▶ **TASK**
Look through the data below and say how many of its lines contain "matplotlib", adding nothing else.

*** RECORDS FOR THE TASK ***

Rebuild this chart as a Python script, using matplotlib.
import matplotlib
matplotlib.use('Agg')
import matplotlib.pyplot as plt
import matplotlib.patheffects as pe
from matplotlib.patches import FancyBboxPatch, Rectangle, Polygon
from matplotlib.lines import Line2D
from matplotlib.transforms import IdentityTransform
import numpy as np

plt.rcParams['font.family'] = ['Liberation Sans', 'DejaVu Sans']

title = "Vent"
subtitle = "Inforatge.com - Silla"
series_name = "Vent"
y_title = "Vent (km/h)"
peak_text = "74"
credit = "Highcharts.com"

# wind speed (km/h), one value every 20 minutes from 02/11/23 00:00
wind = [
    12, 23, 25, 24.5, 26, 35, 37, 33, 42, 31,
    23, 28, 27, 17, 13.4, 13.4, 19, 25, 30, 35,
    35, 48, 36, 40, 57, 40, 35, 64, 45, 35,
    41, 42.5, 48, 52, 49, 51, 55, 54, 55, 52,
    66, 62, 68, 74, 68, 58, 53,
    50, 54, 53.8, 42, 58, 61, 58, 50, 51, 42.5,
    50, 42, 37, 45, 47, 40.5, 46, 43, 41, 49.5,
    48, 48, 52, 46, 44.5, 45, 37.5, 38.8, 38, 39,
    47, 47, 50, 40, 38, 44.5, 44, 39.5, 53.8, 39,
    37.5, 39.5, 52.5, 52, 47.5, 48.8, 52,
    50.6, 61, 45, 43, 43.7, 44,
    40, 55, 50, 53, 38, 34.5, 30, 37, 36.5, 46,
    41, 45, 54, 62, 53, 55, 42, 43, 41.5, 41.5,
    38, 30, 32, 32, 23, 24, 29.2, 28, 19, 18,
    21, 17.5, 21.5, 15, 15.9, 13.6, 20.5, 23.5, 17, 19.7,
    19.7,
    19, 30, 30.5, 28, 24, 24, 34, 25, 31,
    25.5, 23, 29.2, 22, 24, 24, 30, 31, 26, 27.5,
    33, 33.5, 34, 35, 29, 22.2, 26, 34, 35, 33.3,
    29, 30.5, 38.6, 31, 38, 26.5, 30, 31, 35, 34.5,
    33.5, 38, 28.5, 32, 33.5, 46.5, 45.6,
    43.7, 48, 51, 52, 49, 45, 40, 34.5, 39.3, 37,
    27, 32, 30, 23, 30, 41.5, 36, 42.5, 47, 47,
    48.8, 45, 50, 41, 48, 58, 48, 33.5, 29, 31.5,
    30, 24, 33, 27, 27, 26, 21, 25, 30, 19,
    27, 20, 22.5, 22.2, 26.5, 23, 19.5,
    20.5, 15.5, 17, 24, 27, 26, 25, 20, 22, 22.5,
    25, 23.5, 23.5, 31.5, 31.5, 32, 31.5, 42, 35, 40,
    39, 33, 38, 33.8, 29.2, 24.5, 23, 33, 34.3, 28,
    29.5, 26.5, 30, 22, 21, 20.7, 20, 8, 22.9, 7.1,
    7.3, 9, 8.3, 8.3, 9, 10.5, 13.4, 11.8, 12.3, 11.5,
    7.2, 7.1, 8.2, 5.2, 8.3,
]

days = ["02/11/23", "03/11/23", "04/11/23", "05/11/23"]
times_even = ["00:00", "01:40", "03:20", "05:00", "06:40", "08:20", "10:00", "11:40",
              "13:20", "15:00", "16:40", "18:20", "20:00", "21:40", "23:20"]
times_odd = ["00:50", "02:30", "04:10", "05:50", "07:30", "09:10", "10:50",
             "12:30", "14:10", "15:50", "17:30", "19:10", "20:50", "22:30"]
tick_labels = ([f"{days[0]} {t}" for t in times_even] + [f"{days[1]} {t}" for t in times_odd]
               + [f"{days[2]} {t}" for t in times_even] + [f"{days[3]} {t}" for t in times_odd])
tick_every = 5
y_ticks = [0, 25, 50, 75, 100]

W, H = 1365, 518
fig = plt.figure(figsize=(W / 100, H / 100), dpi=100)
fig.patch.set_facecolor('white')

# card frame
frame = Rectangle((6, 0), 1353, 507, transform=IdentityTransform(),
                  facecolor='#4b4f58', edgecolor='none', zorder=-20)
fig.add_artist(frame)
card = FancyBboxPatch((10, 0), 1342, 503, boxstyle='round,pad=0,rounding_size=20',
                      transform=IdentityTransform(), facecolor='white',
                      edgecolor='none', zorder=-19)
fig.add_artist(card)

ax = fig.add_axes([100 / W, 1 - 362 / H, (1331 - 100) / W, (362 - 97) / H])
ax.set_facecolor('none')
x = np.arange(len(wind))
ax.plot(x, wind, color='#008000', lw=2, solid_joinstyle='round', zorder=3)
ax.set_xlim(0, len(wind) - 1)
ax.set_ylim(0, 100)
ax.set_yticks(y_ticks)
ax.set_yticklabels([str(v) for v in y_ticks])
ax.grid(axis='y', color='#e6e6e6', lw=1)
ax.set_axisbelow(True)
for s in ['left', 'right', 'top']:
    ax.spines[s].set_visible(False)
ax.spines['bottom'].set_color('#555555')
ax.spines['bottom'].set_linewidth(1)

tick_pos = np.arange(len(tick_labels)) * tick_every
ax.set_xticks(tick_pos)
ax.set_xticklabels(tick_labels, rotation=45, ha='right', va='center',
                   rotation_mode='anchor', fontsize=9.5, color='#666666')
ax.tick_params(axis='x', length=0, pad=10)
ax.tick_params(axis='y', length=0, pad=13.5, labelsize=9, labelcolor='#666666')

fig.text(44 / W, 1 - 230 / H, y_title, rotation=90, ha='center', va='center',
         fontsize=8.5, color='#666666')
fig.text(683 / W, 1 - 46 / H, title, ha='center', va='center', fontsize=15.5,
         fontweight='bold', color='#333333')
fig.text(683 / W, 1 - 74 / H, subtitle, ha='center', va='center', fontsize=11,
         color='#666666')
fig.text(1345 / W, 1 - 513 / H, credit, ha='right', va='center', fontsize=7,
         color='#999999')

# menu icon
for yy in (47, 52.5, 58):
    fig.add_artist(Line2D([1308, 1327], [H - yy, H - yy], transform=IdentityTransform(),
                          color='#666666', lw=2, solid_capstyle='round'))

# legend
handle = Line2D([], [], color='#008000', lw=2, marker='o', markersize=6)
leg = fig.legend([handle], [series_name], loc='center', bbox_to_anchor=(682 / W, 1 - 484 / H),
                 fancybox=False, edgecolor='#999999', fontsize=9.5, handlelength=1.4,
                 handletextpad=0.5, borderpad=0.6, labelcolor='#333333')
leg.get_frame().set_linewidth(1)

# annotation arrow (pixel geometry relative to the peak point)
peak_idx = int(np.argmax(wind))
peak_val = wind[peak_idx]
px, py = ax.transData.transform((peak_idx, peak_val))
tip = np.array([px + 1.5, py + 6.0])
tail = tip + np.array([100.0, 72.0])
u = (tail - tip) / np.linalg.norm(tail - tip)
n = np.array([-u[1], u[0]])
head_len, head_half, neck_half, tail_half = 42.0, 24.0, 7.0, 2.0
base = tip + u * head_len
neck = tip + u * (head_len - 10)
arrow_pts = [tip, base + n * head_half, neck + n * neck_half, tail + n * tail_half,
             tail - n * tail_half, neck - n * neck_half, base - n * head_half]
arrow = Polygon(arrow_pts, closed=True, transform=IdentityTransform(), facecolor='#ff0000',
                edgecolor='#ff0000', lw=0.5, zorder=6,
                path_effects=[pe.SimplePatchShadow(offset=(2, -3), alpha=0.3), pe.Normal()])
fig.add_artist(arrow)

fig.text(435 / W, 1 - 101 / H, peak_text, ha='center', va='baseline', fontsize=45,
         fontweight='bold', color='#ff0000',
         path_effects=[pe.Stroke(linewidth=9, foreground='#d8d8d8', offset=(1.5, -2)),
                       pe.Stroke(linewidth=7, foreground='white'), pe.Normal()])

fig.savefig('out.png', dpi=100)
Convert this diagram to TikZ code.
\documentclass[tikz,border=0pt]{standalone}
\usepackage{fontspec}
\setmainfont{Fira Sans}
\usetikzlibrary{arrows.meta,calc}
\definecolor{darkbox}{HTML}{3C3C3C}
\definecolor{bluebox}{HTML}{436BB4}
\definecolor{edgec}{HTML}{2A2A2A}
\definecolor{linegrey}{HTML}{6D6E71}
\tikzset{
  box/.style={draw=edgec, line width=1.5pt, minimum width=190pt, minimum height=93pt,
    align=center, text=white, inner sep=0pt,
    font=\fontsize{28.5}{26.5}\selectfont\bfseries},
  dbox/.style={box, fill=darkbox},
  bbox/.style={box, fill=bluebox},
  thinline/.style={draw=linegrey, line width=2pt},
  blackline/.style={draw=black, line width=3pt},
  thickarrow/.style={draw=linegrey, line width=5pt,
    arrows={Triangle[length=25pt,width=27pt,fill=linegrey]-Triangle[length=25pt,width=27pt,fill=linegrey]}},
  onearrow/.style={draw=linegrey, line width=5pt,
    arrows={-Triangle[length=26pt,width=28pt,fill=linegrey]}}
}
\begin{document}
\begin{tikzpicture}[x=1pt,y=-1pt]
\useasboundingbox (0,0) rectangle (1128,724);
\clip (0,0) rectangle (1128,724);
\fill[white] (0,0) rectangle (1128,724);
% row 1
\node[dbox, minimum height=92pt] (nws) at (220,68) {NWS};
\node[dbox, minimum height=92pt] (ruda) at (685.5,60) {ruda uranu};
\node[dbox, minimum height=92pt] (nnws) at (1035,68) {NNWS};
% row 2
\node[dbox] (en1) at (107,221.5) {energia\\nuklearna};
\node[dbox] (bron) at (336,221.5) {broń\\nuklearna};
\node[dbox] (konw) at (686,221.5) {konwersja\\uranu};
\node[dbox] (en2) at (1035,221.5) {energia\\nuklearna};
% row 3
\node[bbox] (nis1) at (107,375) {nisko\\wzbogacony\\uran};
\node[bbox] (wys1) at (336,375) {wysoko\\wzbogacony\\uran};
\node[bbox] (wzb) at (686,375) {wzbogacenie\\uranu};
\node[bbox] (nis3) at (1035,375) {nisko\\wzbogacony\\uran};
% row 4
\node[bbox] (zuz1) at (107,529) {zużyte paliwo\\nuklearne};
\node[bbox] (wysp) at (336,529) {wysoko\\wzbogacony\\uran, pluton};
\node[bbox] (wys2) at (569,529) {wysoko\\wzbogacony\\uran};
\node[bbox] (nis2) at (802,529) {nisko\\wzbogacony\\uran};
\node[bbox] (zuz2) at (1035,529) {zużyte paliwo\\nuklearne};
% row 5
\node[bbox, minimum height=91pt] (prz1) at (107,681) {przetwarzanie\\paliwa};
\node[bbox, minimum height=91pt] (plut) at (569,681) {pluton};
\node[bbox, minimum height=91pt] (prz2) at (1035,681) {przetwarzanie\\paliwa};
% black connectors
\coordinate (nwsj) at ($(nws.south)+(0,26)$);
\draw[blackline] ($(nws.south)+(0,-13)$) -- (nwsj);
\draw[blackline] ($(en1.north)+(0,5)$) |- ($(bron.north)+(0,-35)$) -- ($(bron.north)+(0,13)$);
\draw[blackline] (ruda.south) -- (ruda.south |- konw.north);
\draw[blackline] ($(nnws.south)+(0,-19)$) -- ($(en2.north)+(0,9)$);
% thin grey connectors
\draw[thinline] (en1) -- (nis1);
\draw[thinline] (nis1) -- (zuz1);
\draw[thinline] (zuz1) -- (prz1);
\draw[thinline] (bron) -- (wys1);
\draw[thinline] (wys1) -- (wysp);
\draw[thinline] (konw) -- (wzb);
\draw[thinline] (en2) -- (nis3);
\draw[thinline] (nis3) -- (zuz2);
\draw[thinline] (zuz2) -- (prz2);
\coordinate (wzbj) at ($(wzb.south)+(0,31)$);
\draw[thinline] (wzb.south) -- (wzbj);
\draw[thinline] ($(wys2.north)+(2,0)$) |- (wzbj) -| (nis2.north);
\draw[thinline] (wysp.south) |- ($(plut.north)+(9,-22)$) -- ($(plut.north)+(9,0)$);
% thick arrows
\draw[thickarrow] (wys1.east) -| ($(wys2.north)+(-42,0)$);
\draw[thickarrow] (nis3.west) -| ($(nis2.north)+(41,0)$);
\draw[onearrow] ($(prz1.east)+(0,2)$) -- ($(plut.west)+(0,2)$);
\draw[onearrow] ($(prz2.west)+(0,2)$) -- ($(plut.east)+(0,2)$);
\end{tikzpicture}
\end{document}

***

▶ **RESULT OF THE EXERCISE**
8